### Supplied data
========================================================================

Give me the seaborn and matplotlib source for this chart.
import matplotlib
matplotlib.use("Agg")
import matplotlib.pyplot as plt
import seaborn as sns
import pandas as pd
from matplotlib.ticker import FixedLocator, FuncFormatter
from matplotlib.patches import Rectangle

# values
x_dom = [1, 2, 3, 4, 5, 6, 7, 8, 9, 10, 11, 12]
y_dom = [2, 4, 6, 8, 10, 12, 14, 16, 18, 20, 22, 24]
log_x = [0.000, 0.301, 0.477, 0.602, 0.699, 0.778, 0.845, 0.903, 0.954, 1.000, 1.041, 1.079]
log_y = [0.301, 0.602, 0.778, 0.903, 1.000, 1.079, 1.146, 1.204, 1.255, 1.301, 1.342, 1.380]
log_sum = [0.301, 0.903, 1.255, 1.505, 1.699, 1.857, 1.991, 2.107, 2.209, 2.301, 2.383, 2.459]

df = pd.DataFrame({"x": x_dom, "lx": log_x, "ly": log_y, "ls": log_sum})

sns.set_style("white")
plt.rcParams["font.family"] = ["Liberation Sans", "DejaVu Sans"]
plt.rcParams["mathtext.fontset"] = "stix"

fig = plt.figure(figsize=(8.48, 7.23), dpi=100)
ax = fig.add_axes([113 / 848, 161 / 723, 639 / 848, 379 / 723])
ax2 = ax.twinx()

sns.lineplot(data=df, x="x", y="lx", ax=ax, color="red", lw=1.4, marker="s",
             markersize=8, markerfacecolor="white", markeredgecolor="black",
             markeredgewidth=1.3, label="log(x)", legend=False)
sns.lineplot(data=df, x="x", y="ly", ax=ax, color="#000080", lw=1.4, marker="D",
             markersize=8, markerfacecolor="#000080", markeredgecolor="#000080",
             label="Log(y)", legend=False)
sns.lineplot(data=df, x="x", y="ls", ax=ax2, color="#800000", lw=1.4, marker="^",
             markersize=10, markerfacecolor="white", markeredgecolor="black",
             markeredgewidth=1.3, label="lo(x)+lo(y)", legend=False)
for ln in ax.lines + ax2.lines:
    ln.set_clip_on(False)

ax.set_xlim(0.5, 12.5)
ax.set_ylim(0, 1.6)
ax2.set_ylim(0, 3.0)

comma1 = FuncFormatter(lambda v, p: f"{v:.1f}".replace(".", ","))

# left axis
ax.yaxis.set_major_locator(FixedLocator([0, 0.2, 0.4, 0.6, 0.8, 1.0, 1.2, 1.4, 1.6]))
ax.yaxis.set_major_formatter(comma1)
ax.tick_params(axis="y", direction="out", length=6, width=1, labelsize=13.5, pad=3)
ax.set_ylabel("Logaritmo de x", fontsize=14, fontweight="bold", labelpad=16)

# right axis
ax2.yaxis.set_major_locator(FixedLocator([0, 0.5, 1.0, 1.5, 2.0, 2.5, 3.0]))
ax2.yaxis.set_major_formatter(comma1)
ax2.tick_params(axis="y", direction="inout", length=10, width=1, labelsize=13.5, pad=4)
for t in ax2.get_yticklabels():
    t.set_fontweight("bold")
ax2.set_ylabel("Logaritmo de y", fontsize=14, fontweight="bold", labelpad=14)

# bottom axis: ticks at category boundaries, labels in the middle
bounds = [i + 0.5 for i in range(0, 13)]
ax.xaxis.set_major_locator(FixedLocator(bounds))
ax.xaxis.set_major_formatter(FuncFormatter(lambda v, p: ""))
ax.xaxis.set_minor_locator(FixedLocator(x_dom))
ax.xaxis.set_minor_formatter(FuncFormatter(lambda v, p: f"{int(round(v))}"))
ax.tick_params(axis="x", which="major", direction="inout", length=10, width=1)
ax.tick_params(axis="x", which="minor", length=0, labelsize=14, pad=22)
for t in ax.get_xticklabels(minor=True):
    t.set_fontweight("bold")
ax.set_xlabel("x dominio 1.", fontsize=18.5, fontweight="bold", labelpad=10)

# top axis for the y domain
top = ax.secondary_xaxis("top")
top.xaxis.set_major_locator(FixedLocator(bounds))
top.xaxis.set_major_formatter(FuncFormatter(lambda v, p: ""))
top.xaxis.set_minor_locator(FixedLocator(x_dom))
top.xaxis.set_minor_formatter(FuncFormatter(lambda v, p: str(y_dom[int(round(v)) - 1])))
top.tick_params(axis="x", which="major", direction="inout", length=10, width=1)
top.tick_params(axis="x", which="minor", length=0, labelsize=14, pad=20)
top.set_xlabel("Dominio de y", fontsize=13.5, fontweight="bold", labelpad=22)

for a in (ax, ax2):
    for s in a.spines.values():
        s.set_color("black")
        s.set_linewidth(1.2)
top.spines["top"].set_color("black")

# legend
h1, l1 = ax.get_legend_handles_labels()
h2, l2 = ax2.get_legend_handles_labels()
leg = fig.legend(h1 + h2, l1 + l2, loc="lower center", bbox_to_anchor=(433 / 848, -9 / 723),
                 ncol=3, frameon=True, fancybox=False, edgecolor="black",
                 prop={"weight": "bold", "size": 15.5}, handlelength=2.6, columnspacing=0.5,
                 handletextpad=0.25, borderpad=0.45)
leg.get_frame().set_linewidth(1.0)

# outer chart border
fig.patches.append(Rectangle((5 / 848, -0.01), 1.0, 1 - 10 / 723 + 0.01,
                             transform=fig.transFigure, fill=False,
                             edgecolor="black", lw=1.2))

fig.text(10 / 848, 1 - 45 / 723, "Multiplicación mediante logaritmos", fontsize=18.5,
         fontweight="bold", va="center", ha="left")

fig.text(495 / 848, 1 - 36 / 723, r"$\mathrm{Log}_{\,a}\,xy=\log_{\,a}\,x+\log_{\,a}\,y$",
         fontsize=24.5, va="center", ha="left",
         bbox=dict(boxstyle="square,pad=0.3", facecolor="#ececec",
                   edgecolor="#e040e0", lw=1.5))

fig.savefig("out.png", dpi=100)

========================================================================

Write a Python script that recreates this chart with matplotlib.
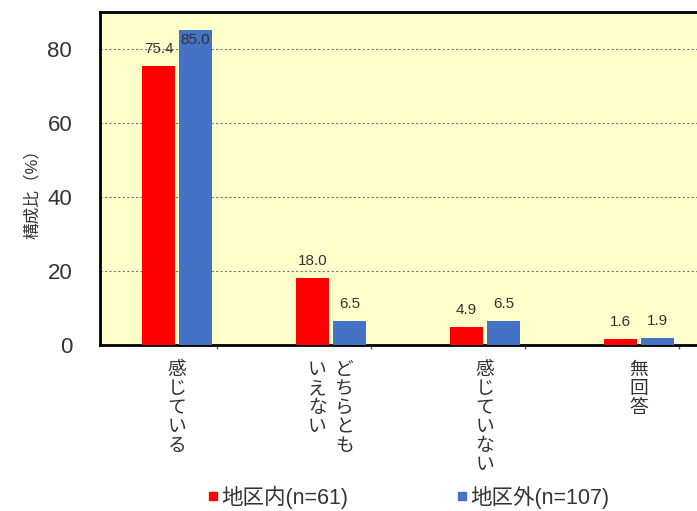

========================================================================

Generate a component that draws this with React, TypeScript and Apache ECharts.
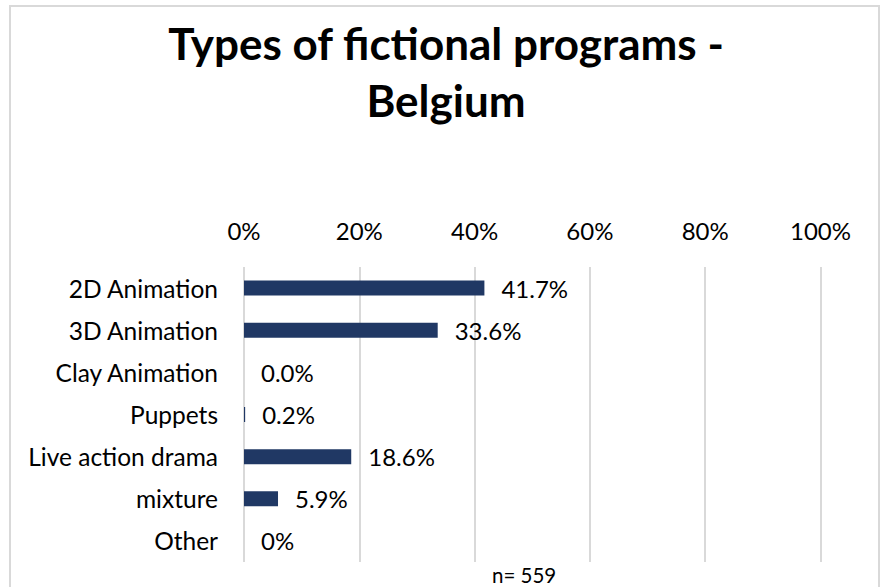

========================================================================

### Problem statement
Only the lines from the line with "Give me the" to the line with "ax2 = ax.twinx()", inclusive, are to be printed, exactly as they appear.

### Answer to the exercise
Give me the seaborn and matplotlib source for this chart.
import matplotlib
matplotlib.use("Agg")
import matplotlib.pyplot as plt
import seaborn as sns
import pandas as pd
from matplotlib.ticker import FixedLocator, FuncFormatter
from matplotlib.patches import Rectangle

# values
x_dom = [1, 2, 3, 4, 5, 6, 7, 8, 9, 10, 11, 12]
y_dom = [2, 4, 6, 8, 10, 12, 14, 16, 18, 20, 22, 24]
log_x = [0.000, 0.301, 0.477, 0.602, 0.699, 0.778, 0.845, 0.903, 0.954, 1.000, 1.041, 1.079]
log_y = [0.301, 0.602, 0.778, 0.903, 1.000, 1.079, 1.146, 1.204, 1.255, 1.301, 1.342, 1.380]
log_sum = [0.301, 0.903, 1.255, 1.505, 1.699, 1.857, 1.991, 2.107, 2.209, 2.301, 2.383, 2.459]

df = pd.DataFrame({"x": x_dom, "lx": log_x, "ly": log_y, "ls": log_sum})

sns.set_style("white")
plt.rcParams["font.family"] = ["Liberation Sans", "DejaVu Sans"]
plt.rcParams["mathtext.fontset"] = "stix"

fig = plt.figure(figsize=(8.48, 7.23), dpi=100)
ax = fig.add_axes([113 / 848, 161 / 723, 639 / 848, 379 / 723])
ax2 = ax.twinx()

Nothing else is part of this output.